To add insult to the injury, the ability to curate newer creative ideas and content by working with newer talent seems half-hearted or missing. Is it the star-obsession of working with only select few? In the cut-throat world of Bollywood, family lineage and bonded circles are famous. While it may be called as nepotism or shrugged off with resigned-acceptance as ‘Bollywood formula’, in the current digital-India and the digitally younger audience, it simply cuts no ice.

The OTT brands have to understand if they want to create content for the newer India, then moving away from lazy dealmaking of working with only old-boys network is a need. Curiously it’s like their own ‘caste-n-casting’ hierarchy at play.

The content industry folks share anecdotes that show OTT teams in poor light: how they are not clear what’s needed, how project timelines are vague and how reaching out to content heads is tougher than reaching the top bureaucrats in the country, and that only preferred partners are allowed to interact with the creative teams on the other side. This is not just limited to one OTT, but seen in varying degree of intensity across brands. What is now a supply-chain-trust issue can well blow into ‘poverty of content’, if not rectified.

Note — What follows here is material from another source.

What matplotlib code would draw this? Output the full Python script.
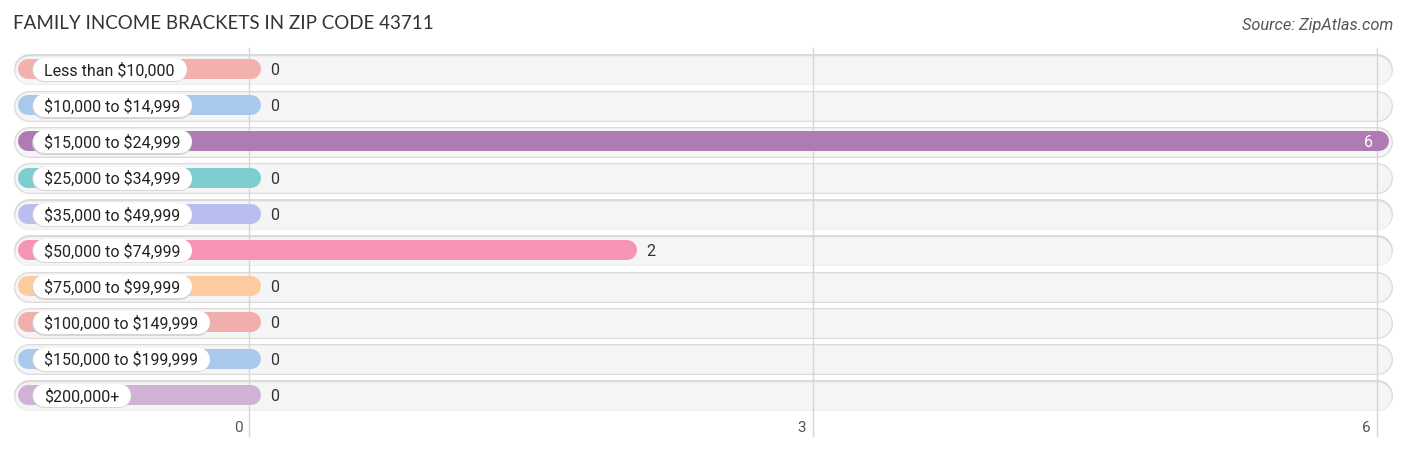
import matplotlib
matplotlib.use("Agg")
import matplotlib.pyplot as plt

plt.rcParams["text.parse_math"] = False

categories = ["Less than $10,000", "$10,000 to $14,999", "$15,000 to $24,999",
              "$25,000 to $34,999", "$35,000 to $49,999", "$50,000 to $74,999",
              "$75,000 to $99,999", "$100,000 to $149,999", "$150,000 to $199,999",
              "$200,000+"]
values = [0, 0, 6, 0, 0, 2, 0, 0, 0, 0]
colors = ["#f2b1ae", "#a9c9ec", "#ae7bb3", "#7ecdd0", "#b8bfee",
          "#f695b3", "#fccb9f", "#f0afad", "#a9c9ec", "#d0b2d6"]
ticks = [0, 3, 6]
title = "FAMILY INCOME BRACKETS IN ZIP CODE 43711"
source = "Source: ZipAtlas.com"

W, H, DPI = 1406, 450, 100
PXU = 188.0      # pixels per value unit
ZERO = 249.0     # pixel x of value 0
ROW0 = 69.0      # pixel y of first row center
ROWH = 36.2      # pixel row spacing
PT = 72.0 / DPI  # points per pixel

fig = plt.figure(figsize=(W / DPI, H / DPI), dpi=DPI)
ax = fig.add_axes([0, 0, 1, 1])
ax.set_xlim(-ZERO / PXU, (W - ZERO) / PXU)
ax.set_ylim((H - ROW0) / ROWH, -ROW0 / ROWH)
ax.axis("off")

def px(xp):
    return (xp - ZERO) / PXU

def py(yp):
    return (yp - ROW0) / ROWH

font = "Roboto"

renderer = fig.canvas.get_renderer()

for i, (cat, val, col) in enumerate(zip(categories, values, colors)):
    # background pill
    ax.plot([px(14 + 15), px(1392 - 15)], [i + 0.5 / ROWH] * 2, color="#dadada",
            lw=31 * PT, solid_capstyle="round", zorder=1)
    ax.plot([px(14 + 15), px(1392 - 15)], [i + 0.8 / ROWH] * 2, color="#f5f5f5",
            lw=28.5 * PT, solid_capstyle="round", zorder=1.1)
    # coloured bar
    end = val + 2 / PXU
    ax.plot([px(28), end], [i, i], color=col, lw=20 * PT,
            solid_capstyle="round", zorder=3)
    # label text
    t = ax.text(px(44), i, cat, fontsize=11.5, family=font, color="#222222",
                ha="left", va="center_baseline", zorder=6)
    bb = t.get_window_extent(renderer=renderer)
    right_px = bb.x1 + 12
    # label pill (shadow + white)
    ax.plot([px(32 + 12), px(right_px - 12)], [i + 1.5 / ROWH] * 2, color="#cfcfcf",
            lw=24 * PT, solid_capstyle="round", zorder=4, alpha=0.8)
    ax.plot([px(32 + 12), px(right_px - 12)], [i, i], color="white",
            lw=23 * PT, solid_capstyle="round", zorder=5)
    # value label
    if val >= 5:
        ax.text(val - 4 / PXU, i, str(val), fontsize=11.5, family=font, color="white",
                ha="right", va="center_baseline", zorder=7)
    else:
        ax.text(val + 21 / PXU, i, str(val), fontsize=11.5, family=font, color="#333333",
                ha="left", va="center_baseline", zorder=7)

# gridlines
for tk in ticks:
    ax.plot([tk, tk], [py(48), py(436)], color="#d6d6d6", lw=1.0, zorder=2)
    ax.text(tk - 11 / PXU, py(426), str(tk), fontsize=11, family=font,
            color="#555555", ha="center", va="center_baseline")

fig.text(13 / W, 1 - 22 / H, title, fontsize=13.5, family="Lato", color="#333333",
         ha="left", va="center_baseline")
fig.text(1393 / W, 1 - 24 / H, source, fontsize=11.8, family=font, style="italic",
         color="#555555", ha="right", va="center_baseline")

fig.savefig("out.png", dpi=DPI)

Youth is hard-nosed business

Indian demographics has over 65% population under 35 years of age. This gives heft to their “influence” on societal behaviour, social media narratives, policy framework and even polity. Much of this ‘consumption influencers’ use their computing and/or mobile devices to consume content, are aware of global trends, and are familiar with the global shows in languages that they were not even aware of! This young cohort may not necessarily relate to content being made by directors or production houses which created hit content in the 1990s, when it was not even thought-of, let alone born!

The young audience are mobile-first, and are tuned into social media, e-commerce and gaming. Nearly two-third of them are estimated to be subscribers to more than one OTT platform. The Indian market offers opportunity for vernacular content providers as the screen-time that subscribers spend on such content is forecast to overtake the current Hindi or English content in the next 2-3 years.

What is an OTT business? Is it just about content? Is it all about entertainment? Should it provide information as well? What about gaming? Should it also educate? Or is it that the consumers simply want their OTT platform to provide an escape to a newer reality? And simply cater relevant content to their different moods, at varying points in time.

For this, OTTs need to get real and have a culture of listening and observing. Observing societal voices and their depictions. And broad-base content creation, without bias to who is producing those. Lazy-production might give lazier business outcomes.

Demographic investments into appropriate content and democratisation of content generation by wider producers have to be made in order to benefit from demographic dividends — power of youth, their OTT needs and their spending power. For a generation that grew up with Khan and Kant, the newer gen is looking for content for their every mood!